A related academic conference, “Joycean Cartographies: Navigating a New Century of Ulysses,” will take place at The Huntington Feb. 2–4, 2022. The conference’s five panels of talks will investigate Joyce’s strategies for narrating the modern city and the extension of Joycean narrative techniques to novels about other cities. The conference days will be punctuated by short “Ulysses on the Clock” segments, readings of the text at the time of day at which they are set, serving as a reminder of the circadian structure of the novel and hearkening to the playful nature of annual international Joyce conferences.
Fantastic Lands
The inclusion of inset maps in popular late 19th-century adventure novels, such as Robert Louis Stevenson’s Treasure Island and Kidnapped, associated the practice with young adult or children’s literature by the 20th century. But in recent years—with the resurgence of speculative fiction—the use of novelistic maps has become popular in a much wider swath of literature.
The maps in the books in this section of the exhibition facilitate immersion in the narrative and help readers orient to sometimes complex worlds, including worlds with little or no reference to known earthly places. For some stories, the maps are more allegorical than topographical, as is the one in the exhibition based on John Bunyan’s 1678 spiritual narrative, The Pilgrim’s Progress.
Other featured objects in this section include an Arion Press artist book edition of Edwin A. Abbott’s satirical novella Flatland, a Romance of Many Dimensions; J. R. R. Tolkien’s Lord of the Rings trilogy; George R. R. Martin’s A Game of Thrones; maps from the Octavia E. Butler archive related to her Earthseed novels; and a map for The Mortmere Stories of Christopher Isherwood and Edward Upward.
Journeys around and through the Earth
In addition, the exhibition features a section devoted to works related to journeys—real and imagined—through and around the planet. These include Ludvig Holberg’s 1741 novel Journey to the Center of the Earth, by Niels Klim, an early work of science fiction, paired with Athanasius Kircher’s late 17th-century scientific treatise, Mundus Subterraneus (Subterranean World), and 19th-century “hollow Earth” narratives. There is also Jules Verne’s 1873 adventure novel, Around the World in 80 Days, next to a board game based on the travels of Nellie Bly, a journalist who, soon after the publication of Verne’s novel, circumnavigated the world in just 72 days while reporting on her adventure. Lewis Carroll’s The Hunting of the Snark is displayed alongside a photograph of Jack and Charmian London on their yacht, the Snark, in which they attempted to sail around the world, a voyage that Jack London wrote about in his 1911 nonfiction book, The Cruise of the Snark.
Plotting the Actual
Maps of actual places underscore the correspondence between the world depicted in the novel and those places as they exist outside of the novel, though the relationship is always imaginary. Novelists can use maps to intentionally blur the line between fact and fiction.
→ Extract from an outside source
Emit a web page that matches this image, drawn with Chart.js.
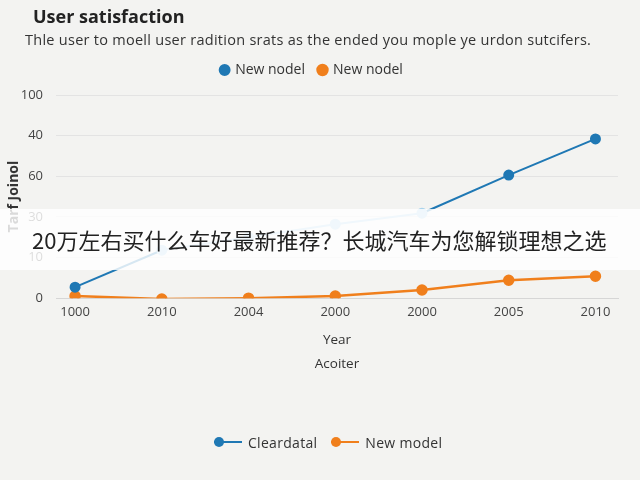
<!DOCTYPE html>
<html>
<head>
<meta charset="utf-8">
<script src="https://cdn.jsdelivr.net/npm/chart.js@4"></script>
<style>
  body { margin: 0; background: #f3f3f1; font-family: "Open Sans", sans-serif; }
  #wrap { position: relative; width: 640px; height: 480px; }
  #chart { position: absolute; left: 0; top: 0; }
  .title { position: absolute; left: 33px; top: 4px; font-size: 18px; font-weight: bold; color: #222; }
  .sub { position: absolute; left: 25px; top: 30px; font-size: 14.5px; letter-spacing: 0.27px; color: #333; white-space: nowrap; }
  .banner { position: absolute; left: 0; top: 209px; width: 640px; height: 61px; background: rgba(255,255,255,0.82);
            font-family: "Noto Sans CJK SC", sans-serif; font-size: 22px; color: #222; line-height: 61px; padding-left: 32px; box-sizing: border-box; white-space: nowrap; }
  .bottomLegend { position: absolute; top: 431px; left: 214px; font-size: 14px; letter-spacing: 0.3px; color: #333; }
  .bottomLegend span { display: inline-block; vertical-align: middle; }
  .ln { width: 28px; height: 2px; position: relative; margin-right: 6px; }
  .ln::before { content: ""; position: absolute; left: 0; top: -4px; width: 10px; height: 10px; border-radius: 50%; background: inherit; }
</style>
</head>
<body>
<div id="wrap">
  <canvas id="chart" width="640" height="480"></canvas>
  <div class="title">User satisfaction</div>
  <div class="sub">Thle user to moell user radition srats as the ended you mople ye urdon sutcifers.</div>
  <div class="banner">20万左右买什么车好最新推荐？长城汽车为您解锁理想之选</div>
  <div class="bottomLegend">
    <span class="ln" style="background:#1f78b4"></span><span style="margin-right:10px">Cleardatal</span>
    <span class="ln" style="background:#f07f1c"></span><span>New model</span>
  </div>
</div>
<script>
// x categories (as printed on the chart)
const years = ['1000', '2010', '2004', '2000', '2000', '2005', '2010'];
// y tick labels, evenly spaced as printed
const yLabels = ['0', '10', '30', '60', '40', '100'];
// values are in tick-slot units (0 = first tick, 5 = last tick)
const blueValues = [0.27, 1.18, 1.5, 1.82, 2.09, 3.03, 3.92];
const orangeValues = [0.05, -0.02, 0.0, 0.05, 0.2, 0.44, 0.54];
const seriesNames = ['New nodel', 'New nodel'];

const dark = '#1f78b4';
const light = '#a9d3ec';
const orange = '#f07f1c';
const lightIdx = [1, 2, 3, 4];

// extra room under the top legend
const legendGap = {
    id: 'legendGap',
    beforeInit(chart) {
        const fit = chart.legend.fit;
        chart.legend.fit = function () {
            fit.bind(chart.legend)();
            this.height += 8;
        };
    }
};

const ctx = document.getElementById('chart').getContext('2d');
new Chart(ctx, {
    type: 'line',
    data: {
        datasets: [{
            label: seriesNames[0],
            data: blueValues.map((v, i) => ({ x: i, y: v })),
            borderColor: dark,
            backgroundColor: dark,
            pointBackgroundColor: blueValues.map((v, i) => lightIdx.includes(i) ? light : dark),
            pointBorderColor: blueValues.map((v, i) => lightIdx.includes(i) ? light : dark),
            borderWidth: 2,
            pointRadius: 4.5,
            segment: {
                borderColor: c => (c.p0DataIndex >= 1 && c.p0DataIndex <= 3) ? light : dark
            }
        }, {
            label: seriesNames[1],
            data: orangeValues.map((v, i) => ({ x: i, y: v })),
            borderColor: orange,
            backgroundColor: orange,
            borderWidth: 2.5,
            pointRadius: 4.5
        }]
    },
    plugins: [legendGap],
    options: {
        responsive: false,
        animation: false,
        layout: { padding: { top: 49, right: 22, bottom: 100, left: 6 } },
        plugins: {
            legend: {
                labels: {
                    usePointStyle: true,
                    pointStyle: 'circle',
                    boxWidth: 7,
                    boxHeight: 7,
                    padding: 14,
                    color: '#333',
                    font: { family: 'Open Sans', size: 14 }
                }
            },
            tooltip: { enabled: false }
        },
        scales: {
            x: {
                type: 'linear',
                min: -0.22,
                max: 6.26,
                grid: { display: false, drawTicks: false },
                border: { color: '#d6d6d6' },
                ticks: {
                    stepSize: 1,
                    autoSkip: false,
                    padding: 6,
                    color: '#444',
                    font: { family: 'Open Sans', size: 13 },
                    callback: v => years[v]
                },
                afterBuildTicks: s => { s.ticks = years.map((y, i) => ({ value: i })); },
                title: {
                    display: true,
                    text: ['Year', 'Acoiter'],
                    color: '#333',
                    font: { family: 'Open Sans', size: 13.5, lineHeight: 1.75 },
                    padding: { top: 3 }
                }
            },
            y: {
                min: 0,
                max: 5,
                grid: { color: '#e3e3e3', drawTicks: false },
                border: { display: false },
                ticks: {
                    stepSize: 1,
                    padding: 13,
                    color: '#444',
                    font: { family: 'Open Sans', size: 13 },
                    callback: v => yLabels[v]
                },
                afterFit: s => { s.width = 50; },
                title: {
                    display: true,
                    text: 'Tarf Joinol',
                    color: '#333',
                    font: { family: 'Open Sans', size: 14, weight: 'bold' },
                    padding: 0
                }
            }
        }
    }
});
</script>
</body>
</html>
Novels of the 18th century, such as Jonathan Swift’s Gulliver’s Travels, purport to be the real-life experiences of the title characters, with accompanying maps showing their supposed journeys. The novel became a more prevalent genre during the 18th century as well, and earlier works of literature were republished with newly created maps to attract new audiences. Novels became more widely written and read in the 19th century, and by its end, novelists could anticipate that their works would be published with a map if they wanted. The late 19th century saw the introduction of dust jackets and printed endpapers, two new surfaces where maps could be placed.
Objects on view in this section include an 18th-century edition of Miguel de Cervantes’ El Ingenioso Hidalgo Don Quixote de la Mancha (The Ingenious Gentleman Don Quixote of La Mancha) with an inset map depicting the journey of the Don and his squire, Sancho Panza; and early editions of Swift’s Gulliver’s Travels with the contemporary world map from which its maps were derived.
More modern works include first editions of Armistead Maupin’s Tales of the City and Karen Tei Yamashita’s Tropic of Orange, a map of London based on Virginia Woolf’s 1925 novel Mrs. Dalloway, and maps drawn by William Faulkner for Absalom, Absalom!
Place Names and Literary Tourism
Even as the interpretation of fiction is sometimes informed by maps, fiction in turn sometimes shapes how real spaces are interpreted and named. The name “California,” for example, comes from a 16th-century Spanish romance, Garci Rodríguez de Montalvo’s Las Sergas de Esplandián (The Adventures of Esplandián). Likewise, several Los Angeles County place names—Hawthorne, Alhambra, Tarzana—were taken from popular American novels.
Tourists often understand the places where they travel because of advance reading, and they even seek out places because they were depicted in fiction. Events such as Bloomsday, named after the protagonist in Joyce’s Ulysses and celebrated on the single date the novel’s action takes place, reprise invented literary action in actual spaces, further associating the novel with its locale. A theme park can make a fictional world temporarily traversable, and a place can become significant because certain writers worked there for decades or indelibly imprinted their version of the place on the collective imagination. “Fictional places undergird and overlay the places we walk through every day,” Nielsen said.
Among the items featured in this section of the exhibition are Helen Hunt Jackson’s 1884 novel, Ramona, set in Southern California after the Mexican–American War of 1846–48; a Mark Twain map of the United States; a depiction of Disneyland’s Tom Sawyer Island; Bloomsday ephemera; and a Raymond Chandler Mystery Map of Los Angeles.